The Toronto Real Estate Board (TREB) wants Toronto City Council to act early to stop a potential significant Land Transfer Tax (LTT) increase, which is currently in the proposal stage and working its way through the City’s approval and budget process.
Recently, Toronto City Council formally asked the City’s budget committee to consider increasing the amount that home buyers pay City Council for an average-priced property by another $750, on top of the current $11,000 in LTT that they already pay City Hall as an upfront closing cost. This is in addition to another upfront fee of $12,000 in LTT homeowners must pay to the Province. The proposed changes would also at worse see first-time home buyers paying up to $475 more, or, at best, being no better off than they are now, although Ontario recently doubled its rebate in recognition of the needs of first-time buyers.
“Toronto’s housing prices are top of mind for many Torontonians,” said Larry Cerqua, TREB president, in a press release. “Simply put, housing affordability is water-cooler talk in Toronto. The last thing people want to hear is that City Hall wants them to dish out another $750, on top of the $11,000 they already pay. City Hall should be looking for ways to make housing affordability in Toronto better, not worse; especially for first-time buyers who, under these proposals, will be going backwards, or at best be no better off.”
The proposed changes would include increasing the LTT rates by adding an additional LTT rate on the portion of a property valued from $250,000 to $400,000; changing the maximum allowed rebate for first-time home buyers to either $4,000, which is higher than it is currently but would not offset the tax increase for those buyers, or a maximum rebate of $4,475, which would leave first-time buyers as no better off than they are today; eliminating the first-time buyer rebate entirely for first-time home buyers purchasing a home above a certain price to be determined by Council; and increasing the LTT rate on the value of a home over $2 million from two per cent to 2.5 per cent.

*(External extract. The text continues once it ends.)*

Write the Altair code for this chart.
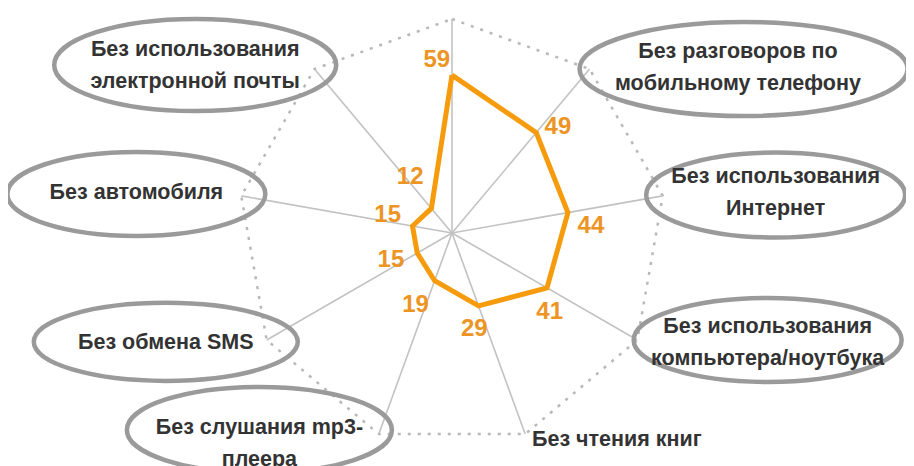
import math
import altair as alt
import pandas as pd

# ---------------- data ----------------
categories = [
    "",  # top axis (label cut off in the reference)
    "Без разговоров по\nмобильному телефону",
    "Без использования\nИнтернет",
    "Без использования\nкомпьютера/ноутбука",
    "Без чтения книг",
    "Без слушания mp3-\nплеера",
    "Без обмена SMS",
    "Без автомобиля",
    "Без использования\nэлектронной почты",
]
values = [59, 49, 44, 41, 29, 19, 15, 15, 12]
axis_max = 80

# label placement helpers (angle shift in degrees, radial pad in value units)
label_rot = [-5, 5, 7, 9, 7, 7, 6, 6, 3]
label_pad = [6, 7, 8, 6, 8, 11, 10, 10, 14]

# free-floating ellipse callouts (center x, center y in value units, width, height px)
ell_cx = [None, 109, 121, 118, None, -72, -107, -118, -96]
ell_cy = [None, 61.3, 14.2, -40.0, None, -73.6, -40.7, 14.6, 62.8]
ell_w = [None, 328, 259, 268, None, 265, 264, 258, 282]
ell_h = [None, 94, 85, 84, None, 86, 78, 84, 92]
txt_cx = [None, 106.9, 121, 118, 29.9, -72, -107, -118, -96]
txt_cy = [None, 61.7, 15.0, -41.1, -77.2, -79.0, -41.1, 15.0, 62.4]
txt_align = ["center", "center", "center", "center", "left", "center", "center", "center", "center"]

# ---------------- geometry ----------------
K = 2.675            # px per value unit
CX, CY = 452 - 8, 233 - 8   # center inside the svg
W, H = 898, 458
LH = 32              # line height of the callout texts
x_dom = [-CX / K, (W - CX) / K]
y_dom = [-(H - CY) / K, CY / K]
xs = alt.Scale(domain=x_dom, nice=False, zero=False)
ys = alt.Scale(domain=y_dom, nice=False, zero=False)

n = len(values)
ang = [2 * math.pi * i / n for i in range(n)]

spokes = pd.DataFrame({
    "x": [0.0] * n, "y": [0.0] * n,
    "x2": [axis_max * math.sin(a) for a in ang],
    "y2": [axis_max * math.cos(a) for a in ang],
})
outer = pd.DataFrame({
    "o": list(range(n + 1)),
    "x": [axis_max * math.sin(ang[i % n]) for i in range(n + 1)],
    "y": [axis_max * math.cos(ang[i % n]) for i in range(n + 1)],
})
series = pd.DataFrame({
    "o": list(range(n + 1)),
    "x": [values[i % n] * math.sin(ang[i % n]) for i in range(n + 1)],
    "y": [values[i % n] * math.cos(ang[i % n]) for i in range(n + 1)],
})
labels = pd.DataFrame({
    "v": [str(v) for v in values],
    "x": [(values[i] + label_pad[i]) * math.sin(ang[i] + math.radians(label_rot[i])) for i in range(n)],
    "y": [(values[i] + label_pad[i]) * math.cos(ang[i] + math.radians(label_rot[i])) for i in range(n)],
})

kk = 0.5523
def ellipse_path(r):
    return (f"M -1 0 C -1 {-kk*r:.4f} {-kk:.4f} {-r:.4f} 0 {-r:.4f} "
            f"C {kk:.4f} {-r:.4f} 1 {-kk*r:.4f} 1 0 "
            f"C 1 {kk*r:.4f} {kk:.4f} {r:.4f} 0 {r:.4f} "
            f"C {-kk:.4f} {r:.4f} -1 {kk*r:.4f} -1 0 Z")

ell_rows = []
for i in range(n):
    if ell_w[i] is None:
        continue
    ell_rows.append({
        "x": ell_cx[i], "y": ell_cy[i],
        "shape": ellipse_path(ell_h[i] / ell_w[i]),
        "size": ell_w[i] ** 2,
    })
ellipses = pd.DataFrame(ell_rows)

# Vega anchors the first line at y: shift multi-line blocks so they are centred
txt_rows = []
for i in range(n):
    if txt_cx[i] is None:
        continue
    lines = categories[i].count("\n") + 1
    txt_rows.append({"t": categories[i], "x": txt_cx[i],
                     "y": txt_cy[i] + (lines - 1) * LH / 2 / K, "a": txt_align[i]})
texts = pd.DataFrame(txt_rows)

# ---------------- layers ----------------
spoke_layer = alt.Chart(spokes).mark_rule(color="#C2C2C2", strokeWidth=1.6).encode(
    x=alt.X("x:Q", scale=xs, axis=None), y=alt.Y("y:Q", scale=ys, axis=None),
    x2="x2:Q", y2="y2:Q")

outer_layer = alt.Chart(outer).mark_line(
    color="#B8B8B8", strokeWidth=2.5, strokeDash=[3, 7]).encode(
    x=alt.X("x:Q", scale=xs, axis=None), y=alt.Y("y:Q", scale=ys, axis=None),
    order="o:Q")

series_layer = alt.Chart(series).mark_line(
    color="#F59B0C", strokeWidth=5, strokeJoin="miter").encode(
    x=alt.X("x:Q", scale=xs, axis=None), y=alt.Y("y:Q", scale=ys, axis=None),
    order="o:Q")

value_layer = alt.Chart(labels).mark_text(
    font="Liberation Sans", fontSize=24, fontWeight="bold", color="#EC9424",
    align="center", baseline="middle").encode(
    x=alt.X("x:Q", scale=xs, axis=None), y=alt.Y("y:Q", scale=ys, axis=None),
    text="v:N")

ellipse_layer = alt.Chart(ellipses).mark_point(
    filled=False, color="#9A9A9A", strokeWidth=4.5, opacity=1).encode(
    x=alt.X("x:Q", scale=xs, axis=None), y=alt.Y("y:Q", scale=ys, axis=None),
    shape=alt.Shape("shape:N", scale=None),
    size=alt.Size("size:Q", scale=None))

center_text = alt.Chart(texts).transform_filter(alt.datum.a == "center").mark_text(
    font="Liberation Sans", fontSize=21.5, fontWeight="bold", color="#333333",
    align="center", baseline="middle", lineBreak="\n", lineHeight=LH).encode(
    x=alt.X("x:Q", scale=xs, axis=None), y=alt.Y("y:Q", scale=ys, axis=None),
    text="t:N")

left_text = alt.Chart(texts).transform_filter(alt.datum.a == "left").mark_text(
    font="Liberation Sans", fontSize=21.5, fontWeight="bold", color="#333333",
    align="left", baseline="middle", lineBreak="\n", lineHeight=LH).encode(
    x=alt.X("x:Q", scale=xs, axis=None), y=alt.Y("y:Q", scale=ys, axis=None),
    text="t:N")

chart = alt.layer(
    outer_layer, spoke_layer, series_layer, value_layer,
    ellipse_layer, center_text, left_text
).properties(
    width=W, height=H, padding=0, autosize=alt.AutoSizeParams(type="none"),
    background="white"
).configure_view(stroke=None)

chart.save("out.html", embed_options={"renderer": "svg", "actions": False})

“Time and time again, we have heard City Hall talk about the importance of housing affordability, and yet here is another proposal that will make this great city less affordable,” added Von Palmer, chief communications and government affairs officer at TREB. “It simply doesn’t make sense. City Council should stop this proposal in its tracks and refuse to refer it for consideration during the upcoming budget process.”